Despite the relative stability we still managed to go to war twice; once in the white heat of fear and unplanned reaction to horrific deaths and once amid a mess of power politic play and personal agendas. The repercussions of both still endure. The second world war lasted six years. The not-the-first war in Afghanistan has so far lasted eight. Whilst the two conflicts compare in neither scale nor casualties, this time, we have failed. This time, we have been in the wrong. In a decade where public grief has been encouraged for the deaths of ultimately insignificant urchins like Jade Goody where has our sorrow been for the women, children and all innocents in far off lands we kill through compliancy and the bodies of our soldiers flown back home in the grey caverns of military aircraft, the only semblance of remorse the silent cortège through the small town of Wooten Basset.
Sure, we remember occasionally. We sign petitions, join facebook groups and sometimes we may even march through the cities, but then we’ll shrug our shoulders when nothing instantly happens and go home to comfortably fill our bellies.
What’s happened to our bite?
The town of Redcar offers a useful metaphor for the end of the decade. I went there several times as a sales rep, trying to persuade Corus to do business with me. The furnace filled the town with heat; it dominated lives like a fiery pit from below, fear of dropping into eternal damnation making people strive hard. There was little else that I could see there, but whilst those fires burnt, those fires that somehow seemed older than the furnace itself, there was life. Now it sits cold and as dead as the world it supported soon will be. The roads are silent, an air of despondency floats through. You can almost taste the surrender to the inevitable.
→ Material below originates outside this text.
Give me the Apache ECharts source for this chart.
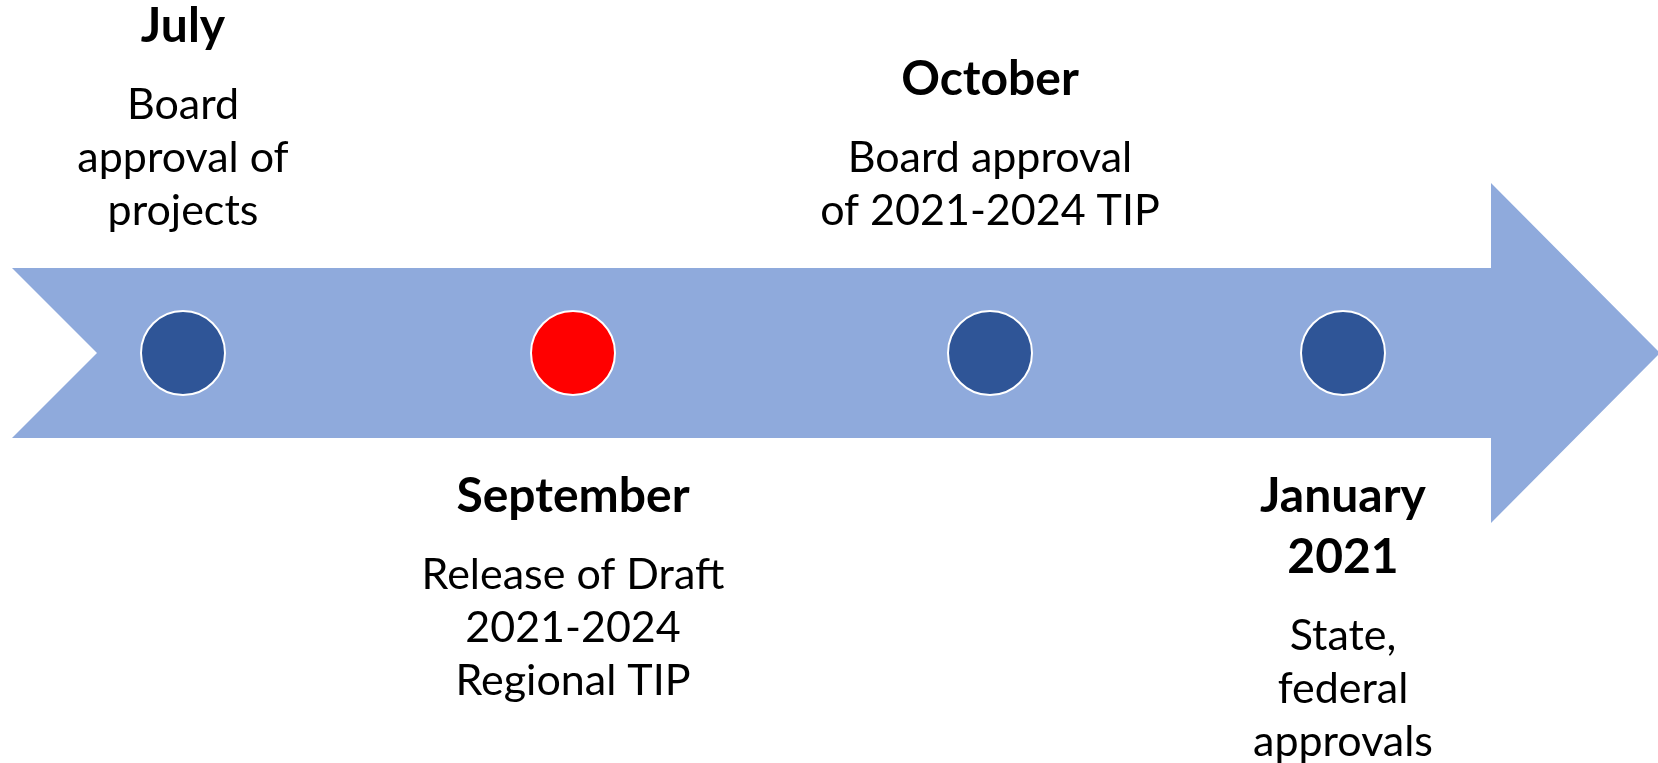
<!DOCTYPE html>
<html>
<head>
<meta charset="utf-8">
<script src="https://cdn.jsdelivr.net/npm/echarts@6/dist/echarts.min.js"></script>
<style>
  html, body { margin: 0; padding: 0; background: #fff; }
  #main { width: 1658px; height: 763px; }
</style>
</head>
<body>
<div id="main"></div>
<script>
// milestones along the timeline
var months = ['July', 'September', 'October', 'January\n2021'];
var notes = [
  ['Board', 'approval of', 'projects'],
  ['Release of Draft', '2021-2024', 'Regional TIP'],
  ['Board approval', 'of 2021-2024 TIP'],
  ['State,', 'federal', 'approvals']
];
var positions = [183, 573, 990, 1343];
var sides = ['top', 'bottom', 'top', 'bottom'];
var dotColors = ['#2F5597', '#FF0000', '#2F5597', '#2F5597'];

// arrow outline (x, y) in axis units
var arrowX = [12, 1491, 1491, 1660, 1491, 1491, 12, 97];
var arrowY = [268, 268, 183, 353, 523, 438, 438, 353];
var lineY = 353;

var chart = echarts.init(document.getElementById('main'));

function label(i) {
  var lines = [];
  months[i].split('\n').forEach(function (m) { lines.push('{h|' + m + '}'); });
  lines.push('{s| }');
  notes[i].forEach(function (n) { lines.push('{b|' + n + '}'); });
  return lines.join('\n');
}

var points = positions.map(function (x, i) {
  return {
    value: [x, lineY],
    itemStyle: { color: dotColors[i] },
    label: {
      position: sides[i],
      distance: sides[i] === 'top' ? 72 : 70,
      formatter: label(i)
    }
  };
});

var option = {
  backgroundColor: '#ffffff',
  animation: false,
  grid: { left: 0, right: 0, top: 0, bottom: 0 },
  xAxis: { type: 'value', min: 0, max: 1658, show: false },
  yAxis: { type: 'value', min: 0, max: 763, inverse: true, show: false },
  series: [
    {
      type: 'custom',
      silent: true,
      data: [0],
      renderItem: function (params, api) {
        var pts = arrowX.map(function (x, k) { return api.coord([x, arrowY[k]]); });
        return {
          type: 'polygon',
          shape: { points: pts },
          style: { fill: '#8FAADC' }
        };
      }
    },
    {
      type: 'scatter',
      symbol: 'circle',
      symbolSize: 84,
      itemStyle: { borderColor: '#ffffff', borderWidth: 2, opacity: 1 },
      label: {
        show: true,
        align: 'center',
        color: '#000',
        fontFamily: 'Lato',
        rich: {
          h: { fontSize: 48, fontWeight: 'bold', fontFamily: 'Lato', lineHeight: 61, color: '#000', align: 'center' },
          s: { fontSize: 4, lineHeight: 22 },
          b: { fontSize: 43, fontFamily: 'Lato', lineHeight: 53, color: '#000', align: 'center' }
        }
      },
      data: points
    }
  ]
};

chart.setOption(option);
</script>
</body>
</html>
But in amongst the chink of festive glasses, the calls of family and friends rarely seen, the embraces and the drinks to a brighter tomorrow, as the timely glistening white snow settled all across the lands for the first time in my memory, I still believe that miracles can happen. On Christmas Eve I walked back from the pub where I was born, half singing under my breath the fairy tale of new york and the cold pinched at my cheeks and burnt my ears but the glow inside was for tomorrow.
Because, for every end there is almost certainly a beginning and for every failure there are lessons learnt and a new line of those who can strive to do better. Like the fat icicles around blades of grass making the Welsh hillside resemble fields of crystals from a dream, there is something else underneath. There is life, deep down. We learn, we adapt; things (we) change for the better.